Постепенно он стал возвращаться к обычному и знакомому, ему стало неприятно и стыдно за себя. Словно по вдохновению, которое его внезапно осенило, он увидел себя таким жалким, таким покинутым и безнадежно больным, что, если бы только мог, непременно размозжил бы себе голову. Он чувствовал, как одеревенели ноги, и это было признаком конца. Скорее бы…
Осмотрев больного, доктор направился к выходу, жена последовала за ним.
Взгляд ее ясно опрашивал: неужели все кончено?
Доктор понял и утвердительно кивнул головой, добавив:
— Вызовите священника. Он проживет не больше двух часов.
Затем попрощался и ушел.
Жена опустилась на ближайший стул и заплакала.
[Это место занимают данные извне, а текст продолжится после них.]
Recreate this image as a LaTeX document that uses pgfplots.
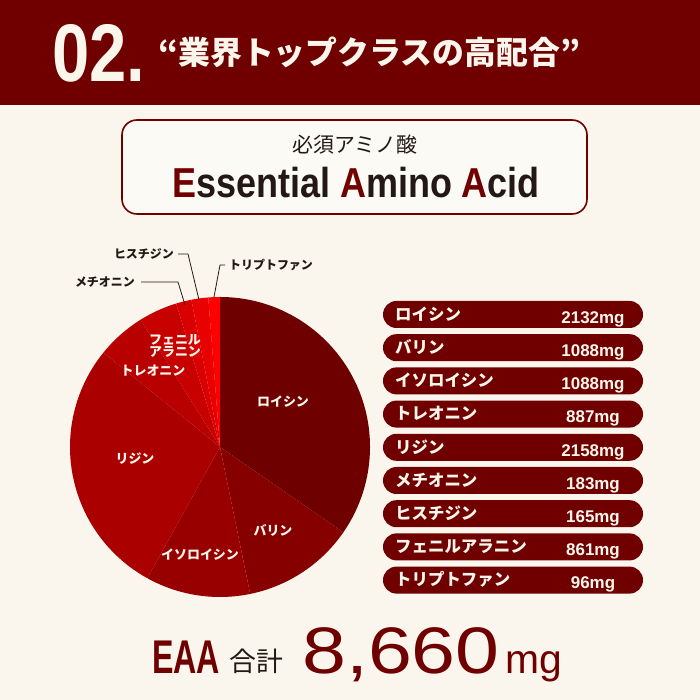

Заплакали и обе дочери. Он был их отцом, и они только сейчас почувствовали это. Плакали они громко, душераздирающе, оплакивая, быть может, не столько его, сколько самих себя.
Сбылись, значит, его слова, что они его в гроб вгонят. Вера готова была рвать на себе волосы от одной лишь мысли, что она так часто оскорбляла его. Но возможно ли это? Так неожиданно, так внезапно? Особенно безутешно плакала жена. Если бы у него хватило сил, он, наверное, сказал бы, что она плачет потому, что не с кем будет ей теперь ругаться. Но это было неверно. Она плакала совершенно искренне: все-таки — хорошо ли, плохо ли — она прожила с ним двадцать пять лет. Бог свидетель, она знала все же и счастливые минуты, а если бы была более прозорливой и поняла, что такова уж болгарская жизнь, бедная, бесцветная, агонизирующая, то, может быть, и не страдала бы так сильно из-за крушения своих надежд.